■ **Aim of the exercise**: Type out the complete listing below word for word, without its pictures.

■ **Information shown**:
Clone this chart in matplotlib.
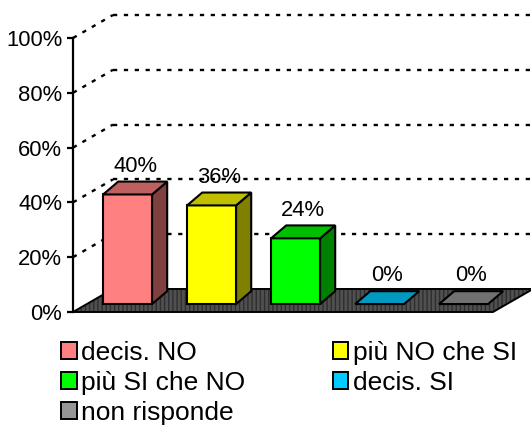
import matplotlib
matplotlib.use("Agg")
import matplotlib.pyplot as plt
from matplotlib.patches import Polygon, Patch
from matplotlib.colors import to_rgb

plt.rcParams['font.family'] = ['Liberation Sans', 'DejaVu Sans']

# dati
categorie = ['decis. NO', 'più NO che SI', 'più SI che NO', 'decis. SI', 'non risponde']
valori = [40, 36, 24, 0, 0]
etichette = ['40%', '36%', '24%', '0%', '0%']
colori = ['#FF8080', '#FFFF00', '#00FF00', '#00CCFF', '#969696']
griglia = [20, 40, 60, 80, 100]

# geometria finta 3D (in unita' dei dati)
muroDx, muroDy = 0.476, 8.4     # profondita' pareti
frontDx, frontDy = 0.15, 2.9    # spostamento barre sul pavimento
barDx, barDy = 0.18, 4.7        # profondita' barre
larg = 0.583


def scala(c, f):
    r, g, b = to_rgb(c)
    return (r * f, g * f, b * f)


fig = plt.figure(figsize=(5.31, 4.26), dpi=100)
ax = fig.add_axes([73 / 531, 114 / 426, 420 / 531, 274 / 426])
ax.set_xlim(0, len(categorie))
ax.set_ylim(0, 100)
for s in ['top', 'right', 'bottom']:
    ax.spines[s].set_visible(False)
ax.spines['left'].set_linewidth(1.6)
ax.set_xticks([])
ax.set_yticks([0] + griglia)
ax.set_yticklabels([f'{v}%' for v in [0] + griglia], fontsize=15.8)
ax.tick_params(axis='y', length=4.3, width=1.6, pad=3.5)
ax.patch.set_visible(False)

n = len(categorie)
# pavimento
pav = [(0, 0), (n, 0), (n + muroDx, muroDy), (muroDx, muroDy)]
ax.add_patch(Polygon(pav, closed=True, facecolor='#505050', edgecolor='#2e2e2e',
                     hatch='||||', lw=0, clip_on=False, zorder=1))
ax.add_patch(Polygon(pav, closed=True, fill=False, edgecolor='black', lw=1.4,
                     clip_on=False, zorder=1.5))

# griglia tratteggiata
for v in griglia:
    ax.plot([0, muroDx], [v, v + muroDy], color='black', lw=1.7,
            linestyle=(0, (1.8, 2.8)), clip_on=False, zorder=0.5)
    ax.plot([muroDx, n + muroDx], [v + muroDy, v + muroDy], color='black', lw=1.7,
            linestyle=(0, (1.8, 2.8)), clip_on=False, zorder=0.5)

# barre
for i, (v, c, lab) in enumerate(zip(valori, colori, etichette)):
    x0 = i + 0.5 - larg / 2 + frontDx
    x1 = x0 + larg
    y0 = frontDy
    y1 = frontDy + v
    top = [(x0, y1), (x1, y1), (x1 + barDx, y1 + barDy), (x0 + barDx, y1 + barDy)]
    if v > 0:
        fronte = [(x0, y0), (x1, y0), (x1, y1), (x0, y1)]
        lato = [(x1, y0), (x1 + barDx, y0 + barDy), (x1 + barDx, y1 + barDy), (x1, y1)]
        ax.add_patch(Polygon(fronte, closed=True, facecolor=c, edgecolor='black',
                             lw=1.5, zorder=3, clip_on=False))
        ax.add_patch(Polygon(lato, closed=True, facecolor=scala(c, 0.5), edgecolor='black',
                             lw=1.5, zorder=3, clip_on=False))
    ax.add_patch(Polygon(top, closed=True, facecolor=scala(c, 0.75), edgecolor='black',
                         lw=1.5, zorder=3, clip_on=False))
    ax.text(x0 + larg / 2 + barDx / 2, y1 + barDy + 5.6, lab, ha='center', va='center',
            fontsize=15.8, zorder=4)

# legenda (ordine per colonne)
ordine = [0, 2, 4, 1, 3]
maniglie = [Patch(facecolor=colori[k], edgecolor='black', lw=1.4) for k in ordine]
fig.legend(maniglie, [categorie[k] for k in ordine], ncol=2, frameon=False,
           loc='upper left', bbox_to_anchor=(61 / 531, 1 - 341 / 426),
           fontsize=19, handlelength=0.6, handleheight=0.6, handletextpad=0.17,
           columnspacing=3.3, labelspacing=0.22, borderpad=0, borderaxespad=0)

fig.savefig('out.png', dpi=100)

■ **The output**:
Clone this chart in matplotlib.
import matplotlib
matplotlib.use("Agg")
import matplotlib.pyplot as plt
from matplotlib.patches import Polygon, Patch
from matplotlib.colors import to_rgb

plt.rcParams['font.family'] = ['Liberation Sans', 'DejaVu Sans']

# dati
categorie = ['decis. NO', 'più NO che SI', 'più SI che NO', 'decis. SI', 'non risponde']
valori = [40, 36, 24, 0, 0]
etichette = ['40%', '36%', '24%', '0%', '0%']
colori = ['#FF8080', '#FFFF00', '#00FF00', '#00CCFF', '#969696']
griglia = [20, 40, 60, 80, 100]

# geometria finta 3D (in unita' dei dati)
muroDx, muroDy = 0.476, 8.4     # profondita' pareti
frontDx, frontDy = 0.15, 2.9    # spostamento barre sul pavimento
barDx, barDy = 0.18, 4.7        # profondita' barre
larg = 0.583


def scala(c, f):
    r, g, b = to_rgb(c)
    return (r * f, g * f, b * f)


fig = plt.figure(figsize=(5.31, 4.26), dpi=100)
ax = fig.add_axes([73 / 531, 114 / 426, 420 / 531, 274 / 426])
ax.set_xlim(0, len(categorie))
ax.set_ylim(0, 100)
for s in ['top', 'right', 'bottom']:
    ax.spines[s].set_visible(False)
ax.spines['left'].set_linewidth(1.6)
ax.set_xticks([])
ax.set_yticks([0] + griglia)
ax.set_yticklabels([f'{v}%' for v in [0] + griglia], fontsize=15.8)
ax.tick_params(axis='y', length=4.3, width=1.6, pad=3.5)
ax.patch.set_visible(False)

n = len(categorie)
# pavimento
pav = [(0, 0), (n, 0), (n + muroDx, muroDy), (muroDx, muroDy)]
ax.add_patch(Polygon(pav, closed=True, facecolor='#505050', edgecolor='#2e2e2e',
                     hatch='||||', lw=0, clip_on=False, zorder=1))
ax.add_patch(Polygon(pav, closed=True, fill=False, edgecolor='black', lw=1.4,
                     clip_on=False, zorder=1.5))

# griglia tratteggiata
for v in griglia:
    ax.plot([0, muroDx], [v, v + muroDy], color='black', lw=1.7,
            linestyle=(0, (1.8, 2.8)), clip_on=False, zorder=0.5)
    ax.plot([muroDx, n + muroDx], [v + muroDy, v + muroDy], color='black', lw=1.7,
            linestyle=(0, (1.8, 2.8)), clip_on=False, zorder=0.5)

# barre
for i, (v, c, lab) in enumerate(zip(valori, colori, etichette)):
    x0 = i + 0.5 - larg / 2 + frontDx
    x1 = x0 + larg
    y0 = frontDy
    y1 = frontDy + v
    top = [(x0, y1), (x1, y1), (x1 + barDx, y1 + barDy), (x0 + barDx, y1 + barDy)]
    if v > 0:
        fronte = [(x0, y0), (x1, y0), (x1, y1), (x0, y1)]
        lato = [(x1, y0), (x1 + barDx, y0 + barDy), (x1 + barDx, y1 + barDy), (x1, y1)]
        ax.add_patch(Polygon(fronte, closed=True, facecolor=c, edgecolor='black',
                             lw=1.5, zorder=3, clip_on=False))
        ax.add_patch(Polygon(lato, closed=True, facecolor=scala(c, 0.5), edgecolor='black',
                             lw=1.5, zorder=3, clip_on=False))
    ax.add_patch(Polygon(top, closed=True, facecolor=scala(c, 0.75), edgecolor='black',
                         lw=1.5, zorder=3, clip_on=False))
    ax.text(x0 + larg / 2 + barDx / 2, y1 + barDy + 5.6, lab, ha='center', va='center',
            fontsize=15.8, zorder=4)

# legenda (ordine per colonne)
ordine = [0, 2, 4, 1, 3]
maniglie = [Patch(facecolor=colori[k], edgecolor='black', lw=1.4) for k in ordine]
fig.legend(maniglie, [categorie[k] for k in ordine], ncol=2, frameon=False,
           loc='upper left', bbox_to_anchor=(61 / 531, 1 - 341 / 426),
           fontsize=19, handlelength=0.6, handleheight=0.6, handletextpad=0.17,
           columnspacing=3.3, labelspacing=0.22, borderpad=0, borderaxespad=0)

fig.savefig('out.png', dpi=100)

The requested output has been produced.